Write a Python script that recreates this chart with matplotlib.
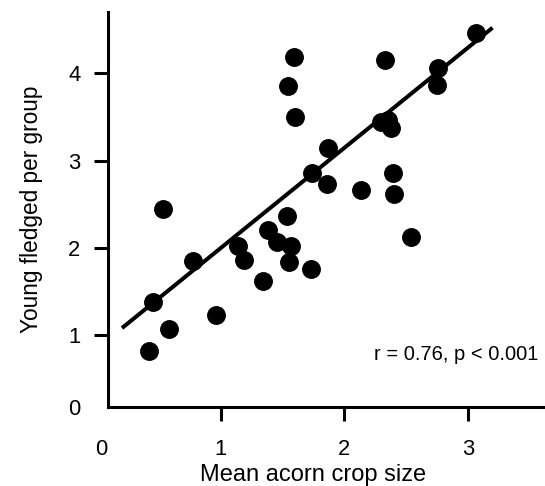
import matplotlib

matplotlib.use("Agg")
import matplotlib.pyplot as plt  # noqa: E402
import matplotlib.transforms as mtransforms  # noqa: E402
import numpy as np  # noqa: E402

plt.rcParams["font.family"] = ["Liberation Sans", "DejaVu Sans"]

# --- data -------------------------------------------------------------------

crop_size = [
    3.064, 2.761, 2.748, 2.330, 1.593, 1.542, 1.598, 1.870, 1.736, 1.857,
    2.135, 2.297, 2.354, 2.378, 2.397, 2.402, 2.538, 0.534, 1.534, 1.385,
    1.453, 1.568, 1.142, 1.190, 1.555, 1.730, 0.772, 1.339, 0.453, 0.959,
    0.583, 0.421,
]
young_fledged = [
    4.460, 4.058, 3.867, 4.154, 4.192, 3.859, 3.497, 3.141, 2.861, 2.726,
    2.663, 3.443, 3.466, 3.374, 2.854, 2.614, 2.120, 2.442, 2.365, 2.204,
    2.070, 2.021, 2.021, 1.860, 1.841, 1.757, 1.849, 1.623, 1.375, 1.233,
    1.072, 0.820,
]
fit_slope = 1.148
fit_intercept = 0.850
fit_range = [0.2, 3.2]
x_ticks = [1, 2, 3]
y_ticks = [1, 2, 3, 4]
stats_text = "r = 0.76, p < 0.001"

# --- figure -----------------------------------------------------------------

fig = plt.figure(figsize=(5.45, 4.86), dpi=100)
ax = fig.add_axes([0.1976, 0.1632, 0.8024, 0.8121])

ax.scatter(crop_size, young_fledged, s=185, color="black", zorder=3,
           linewidths=0)
fx = np.array(fit_range)
ax.plot(fx, fit_intercept + fit_slope * fx, color="black", lw=2.9,
        solid_capstyle="butt", zorder=2)

x_min, x_max = 0.084, 3.625
y_min, y_max = 0.178, 4.704
ax.set_xlim(x_min, x_max)
ax.set_ylim(y_min, y_max)

for side in ("top", "right"):
    ax.spines[side].set_visible(False)
for side in ("left", "bottom"):
    ax.spines[side].set_linewidth(2.2)

tick_len, tick_fs = 10, 15.8
x_pad, y_pad = 13, 9.5
ax.tick_params(direction="out", length=tick_len, width=2.2,
               labelsize=tick_fs)
ax.tick_params(axis="x", pad=x_pad)
ax.tick_params(axis="y", pad=y_pad)
ax.set_xticks(x_ticks)
ax.set_xticklabels([str(t) for t in x_ticks])
# "0" on the y axis sits at the corner, without a tick mark
ax.set_yticks([y_min] + y_ticks)
ax.set_yticklabels(["0"] + [str(t) for t in y_ticks])
ax.yaxis.get_major_ticks()[0].tick1line.set_visible(False)

# "0" on the x axis sits at x = 0, left of the spine
zero_tr = mtransforms.offset_copy(ax.get_xaxis_transform(), fig=fig,
                                  y=-(tick_len + x_pad), units="points")
ax.text(0.03, 0, "0", transform=zero_tr, ha="center", va="top",
        fontsize=tick_fs, clip_on=False)

ax.set_xlabel("Mean acorn crop size", fontsize=17, labelpad=3)
ax.xaxis.label.set_x(0.469)
ax.set_ylabel("Young fledged per group", fontsize=16.3, labelpad=18)

ax.text(0.984, 0.133, stats_text, transform=ax.transAxes,
        ha="right", va="center", fontsize=14.5)

fig.savefig("out.png", dpi=100, facecolor="white")
plt.close(fig)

◆ ◆ ◆ ◆

Task goal:
Using the data above, print every line exactly, omitting pictures.

Reply to the exercise:
Write a Python script that recreates this chart with matplotlib.
import matplotlib

matplotlib.use("Agg")
import matplotlib.pyplot as plt  # noqa: E402
import matplotlib.transforms as mtransforms  # noqa: E402
import numpy as np  # noqa: E402

plt.rcParams["font.family"] = ["Liberation Sans", "DejaVu Sans"]

# --- data -------------------------------------------------------------------

crop_size = [
    3.064, 2.761, 2.748, 2.330, 1.593, 1.542, 1.598, 1.870, 1.736, 1.857,
    2.135, 2.297, 2.354, 2.378, 2.397, 2.402, 2.538, 0.534, 1.534, 1.385,
    1.453, 1.568, 1.142, 1.190, 1.555, 1.730, 0.772, 1.339, 0.453, 0.959,
    0.583, 0.421,
]
young_fledged = [
    4.460, 4.058, 3.867, 4.154, 4.192, 3.859, 3.497, 3.141, 2.861, 2.726,
    2.663, 3.443, 3.466, 3.374, 2.854, 2.614, 2.120, 2.442, 2.365, 2.204,
    2.070, 2.021, 2.021, 1.860, 1.841, 1.757, 1.849, 1.623, 1.375, 1.233,
    1.072, 0.820,
]
fit_slope = 1.148
fit_intercept = 0.850
fit_range = [0.2, 3.2]
x_ticks = [1, 2, 3]
y_ticks = [1, 2, 3, 4]
stats_text = "r = 0.76, p < 0.001"

# --- figure -----------------------------------------------------------------

fig = plt.figure(figsize=(5.45, 4.86), dpi=100)
ax = fig.add_axes([0.1976, 0.1632, 0.8024, 0.8121])

ax.scatter(crop_size, young_fledged, s=185, color="black", zorder=3,
           linewidths=0)
fx = np.array(fit_range)
ax.plot(fx, fit_intercept + fit_slope * fx, color="black", lw=2.9,
        solid_capstyle="butt", zorder=2)

x_min, x_max = 0.084, 3.625
y_min, y_max = 0.178, 4.704
ax.set_xlim(x_min, x_max)
ax.set_ylim(y_min, y_max)

for side in ("top", "right"):
    ax.spines[side].set_visible(False)
for side in ("left", "bottom"):
    ax.spines[side].set_linewidth(2.2)

tick_len, tick_fs = 10, 15.8
x_pad, y_pad = 13, 9.5
ax.tick_params(direction="out", length=tick_len, width=2.2,
               labelsize=tick_fs)
ax.tick_params(axis="x", pad=x_pad)
ax.tick_params(axis="y", pad=y_pad)
ax.set_xticks(x_ticks)
ax.set_xticklabels([str(t) for t in x_ticks])
# "0" on the y axis sits at the corner, without a tick mark
ax.set_yticks([y_min] + y_ticks)
ax.set_yticklabels(["0"] + [str(t) for t in y_ticks])
ax.yaxis.get_major_ticks()[0].tick1line.set_visible(False)

# "0" on the x axis sits at x = 0, left of the spine
zero_tr = mtransforms.offset_copy(ax.get_xaxis_transform(), fig=fig,
                                  y=-(tick_len + x_pad), units="points")
ax.text(0.03, 0, "0", transform=zero_tr, ha="center", va="top",
        fontsize=tick_fs, clip_on=False)

ax.set_xlabel("Mean acorn crop size", fontsize=17, labelpad=3)
ax.xaxis.label.set_x(0.469)
ax.set_ylabel("Young fledged per group", fontsize=16.3, labelpad=18)

ax.text(0.984, 0.133, stats_text, transform=ax.transAxes,
        ha="right", va="center", fontsize=14.5)

fig.savefig("out.png", dpi=100, facecolor="white")
plt.close(fig)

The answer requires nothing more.